In this frequently autobiographical book Professor Miller searches for his own essence. What is there at his core after all social roles have been stripped away? For Professor Miller it is the primordial Jew. He is proud of 3,000 years of unbroken tradition through pogroms and a holocaust, and deeply bitter over historical and continuing acts of anti-Semitism. The quote from TS Eliot’s Burbank with a Baedeker: Bleistein with a Cigar is particularly disturbing. Never read that one in high school! Yet we wait for the courageous law student to raise her hand and ask “But Professor Miller, suppose you had been adopted at birth into say an Irish Catholic family, never knew of your adoption, and developed great pride in Irish history and culture. Does that mean life’s circumstances prevented you from knowing the essential Mr. Miller, or could it be further evidence that these are all simply roles that we’re assigned? Some playing them well and others not so well.” Hey this could be the 50 point essay question on the final! But the issue is never raised and we’re quickly on to the topic of faking one’s appreciation of nature’s beauty.

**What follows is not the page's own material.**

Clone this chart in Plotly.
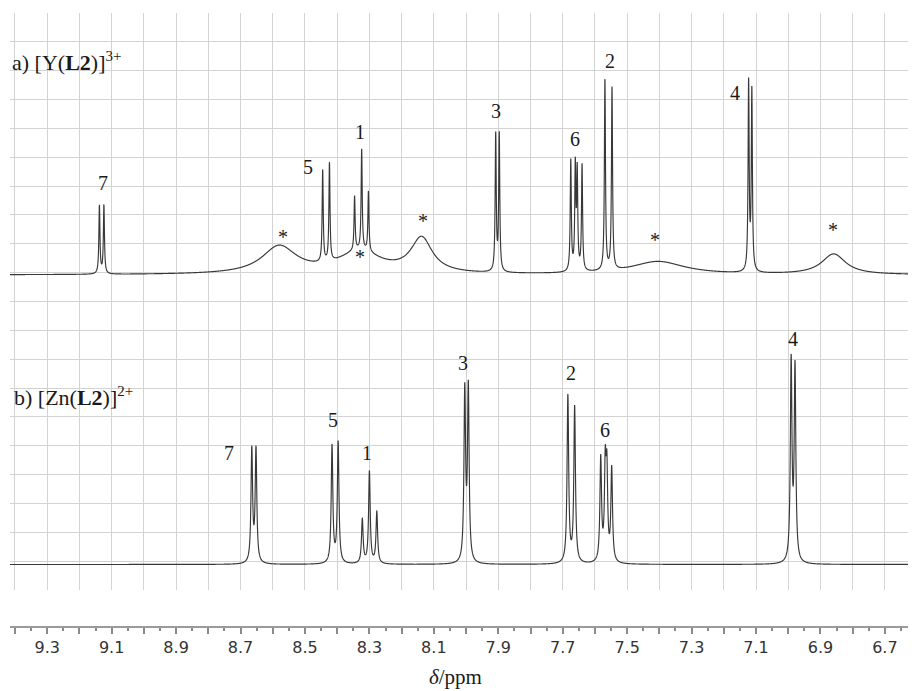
import numpy as np
import plotly.graph_objects as go

# ---------------- data ----------------
# chemical-shift axis
x_range = [9.4155, 6.6035]
tick_vals = [9.4, 9.3, 9.2, 9.1, 9.0, 8.9, 8.8, 8.7, 8.6, 8.5, 8.4, 8.3, 8.2, 8.1,
             8.0, 7.9, 7.8, 7.7, 7.6, 7.5, 7.4, 7.3, 7.2, 7.1, 7.0, 6.9, 6.8, 6.7]
tick_text = ["", "9.3", "", "9.1", "", "8.9", "", "8.7", "", "8.5", "", "8.3", "", "8.1",
             "", "7.9", "", "7.7", "", "7.5", "", "7.3", "", "7.1", "", "6.9", "", "6.7"]
minor_tick_vals = [9.35, 9.25, 9.15, 9.05, 8.95, 8.85, 8.75, 8.65, 8.55, 8.45, 8.35, 8.25,
                   8.15, 8.05, 7.95, 7.85, 7.75, 7.65, 7.55, 7.45, 7.35, 7.25, 7.15, 7.05,
                   6.95, 6.85, 6.75, 6.65]

# spectrum a) [Y(L2)]3+  (intensity in grid units)
a_baseline = 10.92
a_peak_ppm = [9.138, 9.124, 8.445, 8.424, 8.346, 8.324, 8.303, 7.908, 7.897,
              7.675, 7.661, 7.655, 7.640, 7.569, 7.547, 7.123, 7.113]
a_peak_top = [13.35, 13.35, 14.58, 14.83, 13.67, 15.29, 13.83, 15.89, 15.89,
              14.96, 15.02, 14.83, 14.79, 17.71, 17.45, 17.77, 17.47]
a_linewidth = 0.002
a_broad_ppm = [8.58, 8.33, 8.138, 7.404, 6.859]
a_broad_amp = [0.95, 0.75, 1.20, 0.45, 0.71]
a_broad_width = [0.065, 0.08, 0.040, 0.10, 0.045]

# spectrum b) [Zn(L2)]2+
b_baseline = 0.884
b_peak_ppm = [8.665, 8.652, 8.416, 8.397, 8.322, 8.300, 8.277, 8.004, 7.993,
              7.684, 7.663, 7.582, 7.568, 7.563, 7.548, 6.991, 6.979]
b_peak_top = [5.00, 5.00, 5.06, 5.18, 2.49, 4.14, 2.74, 7.20, 7.28,
              6.78, 6.41, 4.71, 5.00, 4.85, 4.33, 8.18, 7.97]
b_linewidth = 0.003

# peak assignments
a_labels = ["7", "5", "1", "3", "6", "2", "4"]
a_label_ppm = [9.128, 8.490, 8.329, 7.908, 7.661, 7.552, 7.164]
a_label_y = [14.12, 14.67, 15.87, 16.60, 15.62, 18.35, 17.24]
a_star_ppm = [8.569, 8.329, 8.135, 7.413, 6.861]
a_star_y = [12.36, 11.67, 12.94, 12.28, 12.63]
b_labels = ["7", "5", "1", "3", "2", "6", "4"]
b_label_ppm = [8.735, 8.412, 8.307, 8.010, 7.675, 7.568, 6.985]
b_label_y = [4.74, 5.89, 4.76, 7.86, 7.53, 5.55, 8.69]


# ---------------- line-shape synthesis ----------------
def lorentz(x, x0, w):
    return 1.0 / (1.0 + ((x - x0) / w) ** 2)


x = np.linspace(x_range[0], x_range[1], 16000)


def spectrum(baseline, ppm, top, w, b_ppm=(), b_amp=(), b_w=()):
    ppm = np.asarray(ppm)
    top = np.asarray(top)

    def broad(xx):
        out = np.zeros_like(np.asarray(xx, dtype=float))
        for c, a, bw in zip(b_ppm, b_amp, b_w):
            out = out + a * lorentz(xx, c, bw)
        return out

    A = lorentz(ppm[:, None], ppm[None, :], w)
    amps = np.linalg.solve(A, top - baseline - broad(ppm))
    y = baseline + broad(x)
    for c, a in zip(ppm, amps):
        y = y + a * lorentz(x, c, w)
    return y


ya = spectrum(a_baseline, a_peak_ppm, a_peak_top, a_linewidth,
              a_broad_ppm, a_broad_amp, a_broad_width)
yb = spectrum(b_baseline, b_peak_ppm, b_peak_top, b_linewidth)

line_color = "#383838"
grid_color = "#d3d3d3"
serif = "Liberation Serif"

fig = go.Figure()
fig.add_trace(go.Scatter(x=x, y=ya, mode="lines", line=dict(color=line_color, width=1.15, simplify=False),
                         showlegend=False, hoverinfo="skip"))
fig.add_trace(go.Scatter(x=x, y=yb, mode="lines", line=dict(color=line_color, width=1.15, simplify=False),
                         showlegend=False, hoverinfo="skip"))

ann = []
for t, px, py in zip(a_labels, a_label_ppm, a_label_y):
    ann.append(dict(x=px, y=py, text=t, showarrow=False, xanchor="center", yanchor="middle",
                    font=dict(family=serif, size=20, color="#1a1a1a")))
for px, py in zip(a_star_ppm, a_star_y):
    ann.append(dict(x=px, y=py, text="*", showarrow=False, xanchor="center", yanchor="middle",
                    yshift=-4, font=dict(family=serif, size=20, color="#1a1a1a")))
for t, px, py in zip(b_labels, b_label_ppm, b_label_y):
    ann.append(dict(x=px, y=py, text=t, showarrow=False, xanchor="center", yanchor="middle",
                    font=dict(family=serif, size=20, color="#1a1a1a")))
ann.append(dict(xref="paper", x=0.0, y=18.31,
                text="a) [Y(<b>L2</b>)]<sup><span style='font-size:15px'>3+</span></sup>",
                showarrow=False, xanchor="left", yanchor="middle",
                font=dict(family=serif, size=22, color="#1a1a1a")))
ann.append(dict(xref="paper", x=0.002, y=6.70,
                text="b) [Zn(<b>L2</b>)]<sup><span style='font-size:15px'>2+</span></sup>",
                showarrow=False, xanchor="left", yanchor="middle",
                font=dict(family=serif, size=22, color="#1a1a1a")))
ann.append(dict(xref="paper", yref="paper", x=0.4917, y=-0.0814, text="<i>δ</i>/ppm", showarrow=False,
                xanchor="center", yanchor="middle", font=dict(family=serif, size=21, color="#1a1a1a")))

# the page body adds an 8 px offset, so the figure is 8 px smaller each way
fig.update_layout(
    width=908, height=683,
    margin=dict(l=2, r=0, t=5, b=64),
    paper_bgcolor="white", plot_bgcolor="white",
    annotations=ann,
    xaxis=dict(range=x_range, anchor="free", position=0,
               tickmode="array", tickvals=tick_vals, ticktext=tick_text,
               ticks="outside", ticklen=6, tickwidth=1.5, tickcolor="#8a8a8a",
               showline=True, linecolor="#9a9a9a", linewidth=1.5,
               showgrid=True, gridcolor=grid_color, gridwidth=1.2, zeroline=False,
               tickfont=dict(family="DejaVu Sans", size=16, color="#333333"),
               minor=dict(tickmode="array", tickvals=minor_tick_vals, ticks="outside",
                          ticklen=3, tickwidth=1.5, tickcolor="#8a8a8a", showgrid=False)),
    yaxis=dict(range=[0, 20], domain=[0.0603, 1], tickmode="linear", tick0=0, dtick=1,
               showticklabels=False, ticks="", showgrid=True, gridcolor=grid_color,
               gridwidth=1.2, zeroline=False, showline=False),
)

fig.write_html("out.html")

I read once that in parts of Japan, people used to precede any description of oneself or one’s actions with the verb “to play.” “I play at going to the market. I play at being a carpenter.” I imagine in the East, where role playing (from Buddhist Dualism to the Hindu concept of Maya) is (was?) so fully integrated into daily life, Professor Miller’s observations might not resonate quite as strongly as they do for us. On the other hand, Eastern traditions certainly ask much harder questions about “faking it” than Professor Miller does. I believe Professor Miller would quite rightly feel it to be the worst kind of posing for him to expound on Eastern religious themes given his cultural and educational background. Faking It is essentially an intellectual thrill ride, complete with scholarly twists and comic spins – certainly worth the price of admission. But at the end, after we unbuckle our seatbelts, we’re safely back where we started.